Putting it into practice: steps, tools, and VoiceOfChain
Turning theory into a runnable system means building a repeatable workflow. Start by choosing a small, liquid universe—for example, BTCUSDT price pairs on a couple of major venues. Gather price data in near real time, clean it, and compute a spread series. A practical way to express signals is via a rolling z-score of the spread: if the current spread is several standard deviations away from the mean, you have a potential entry. You also need to define exit rules: once the spread reverts by a predefined amount or a stop-loss is hit, you close the pair. Then, you must guard your process with risk controls: diversification (more than one pair), position sizing that respects your capital, and constraints to prevent overexposure to any single liquidity pool. Execution should be disciplined, preferably automated, with clear log trails for performance analysis.
In the crypto world, tools and platforms matter. A real-time signal platform like VoiceOfChain can help surface statistically meaningful divergences as they develop, so you don’t miss short-lived opportunities. The platform augments your process by providing timely data, alerting you to unusual spreads, and offering road-tested indicators. Pair this with a lightweight backtesting framework and an execution layer that can place limit orders quickly and safely. The goal is to keep the model simple enough to understand and robust enough to survive real markets with all their quirks.
Statistical arbitrage example in crypto
Let’s walk through a concrete example you can try on paper and then automate. Imagine BTC/USDT on two popular exchanges, Exchange Alpha and Exchange Beta. Over a rolling window of several hours, Exchange Alpha trades roughly around 20,100 USDT, while Exchange Beta hovers around 20,140 USDT. The instantaneous spread is PriceAlpha - PriceBeta = 20,100 - 20,140 = -40 USDT. The average spread over the window is around -15 USDT, with a standard deviation of 10 USDT. The current z-score is (spread - mean) / std = (-40 - (-15)) / 10 ≈ -2.5. A z-score of -2.5 signals a potential entry under a mean-reversion assumption: buy on Alpha, sell on Beta, with the expectation that the spread will return toward -15 USDT. Transaction costs, funding rates on Beta, and slippage reduce the theoretical profit, so you set a risk cap—for example, only allocate 0.5% of capital per trade and require the spread to revert by at least 1.5x the estimated cost before exiting. If the spread reverts toward -15 and the exit condition triggers, you close both legs and realize a net profit after fees and slippage.
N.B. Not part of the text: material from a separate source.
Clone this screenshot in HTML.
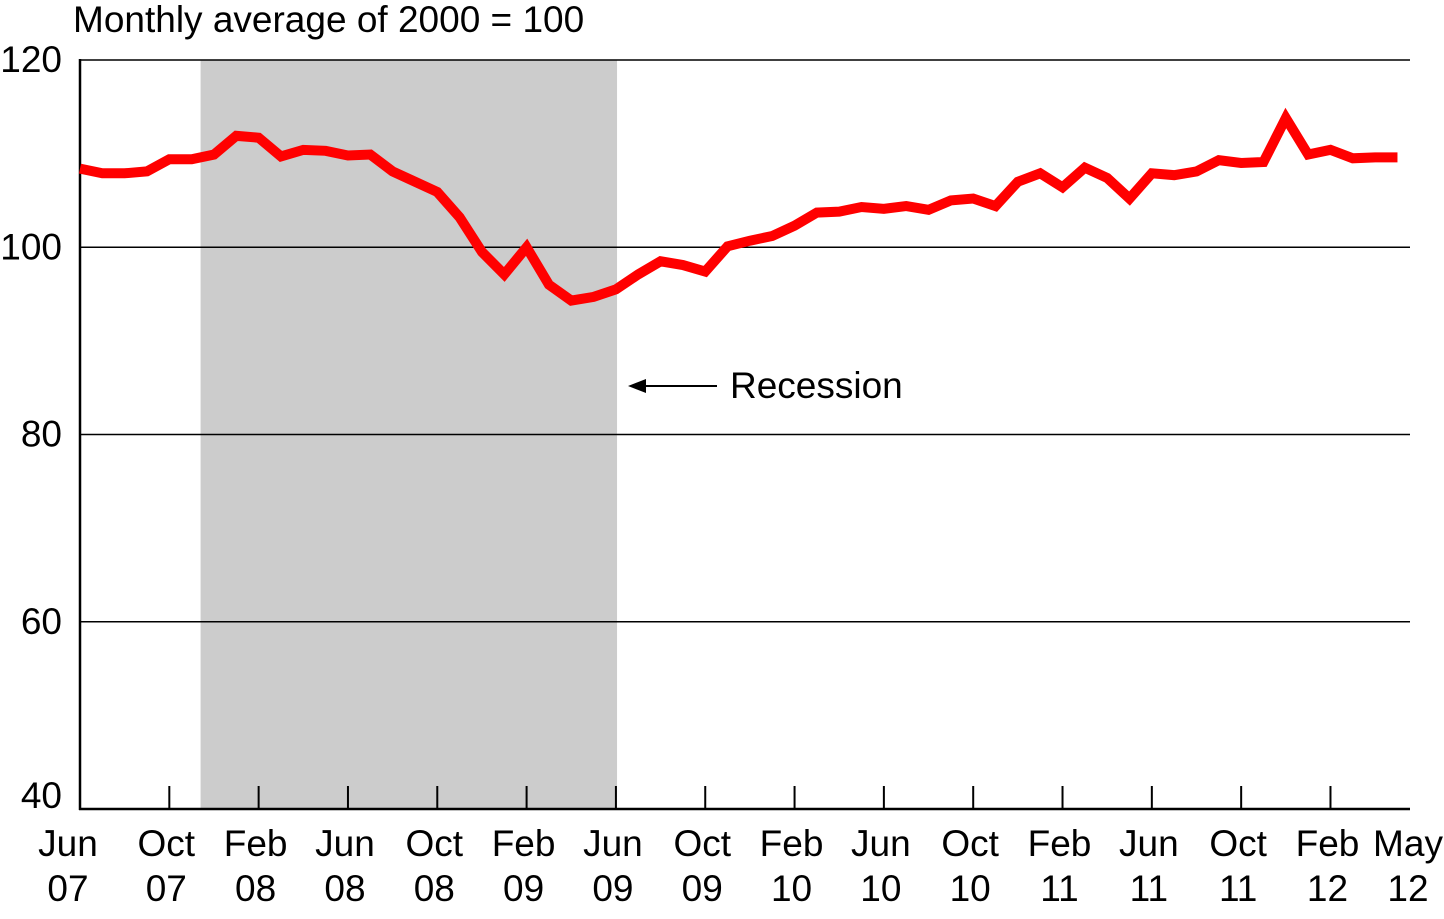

To operationalize this example, you can implement a simple Python prototype that computes rolling spreads, calculates z-scores, and prints signals. It’s a starting point, not a complete system. You’ll want to integrate data validation, latency awareness, and a proper risk management framework before risking capital.
import numpy as np
# Example: rolling spread between Exchange A and Exchange B BTC/USDT prices
# In practice, replace these with live data streams
prices_a = [20100, 20125, 20110, 20140, 20160, 20120, 20130, 20125, 20145, 20155]
prices_b = [20140, 20130, 20135, 20150, 20155, 20125, 20120, 20110, 20145, 20160]
spread = np.array(prices_a) - np.array(prices_b)
window = 5
mean = np.mean(spread[-window:])
stdev = np.std(spread[-window:])
z_score = (spread[-1] - mean) / stdev if stdev != 0 else 0
print('Latest spread:', spread[-1])
print('Rolling mean:', mean, 'Std dev:', stdev)
print('Latest z-score:', z_score)
This code illustrates a minimal approach to measuring a spread and its z-score. In a production system you’d feed live prices, compute spreads in continuous time, and implement a robust state machine for entries and exits. You’d also add a backtest harness to simulate decades of data, estimate expected return distributions, and stress-test the strategy against regime changes like sudden liquidity droughts or flash crashes. Remember: backtesting must be as close to live conditions as possible to avoid overfitting.
Beyond the code, practical implementation rests on data quality, cost awareness, and risk management. Crypto markets can move quickly, and the edge you perceive in a backtest can vanish after fees, slippage, and exchange outages. Start with one reliable pair, then add more as your process proves itself. Use practical stops and caps, monitor turnover, and maintain clear criteria for when the model should pause during abnormal market regimes.
Risk considerations and pitfalls
Statistical arbitrage sounds appealing, but it comes with caveats. First, no relationship is perfectly stable; even the strongest cointegration relationships can break during rapid regime changes, extreme volatility, or market shocks. Second, execution costs—fees, spread, and funding rates—eat into the edge, so you must prove a positive expected value after all costs. Third, data quality is not optional; bad data leads to false signals and erroneous trades. Finally, model risk matters: a too-simple rule can overfit past data, while a too-complex model may be fragile in live markets. As a beginner, keep your approach incremental, verify results with out-of-sample data, and maintain conservative risk limits.
Conclusion
Statistical arbitrage offers crypto traders a structured way to harvest small, persistent edges by focusing on relationships rather than directional bets. Start with a simple, liquid universe, validate the relationship with solid backtesting, and implement disciplined execution with clear risk controls. Expect to learn through iteration: refine data feeds, tune entry/exit thresholds, and expand your toolkit gradually. Real-time signals from platforms like VoiceOfChain can help you spot meaningful divergences, but they should complement your own checks and balances rather than replace them. With patience and careful risk management, statistical arbitrage can become a valuable component of a diversified crypto trading approach.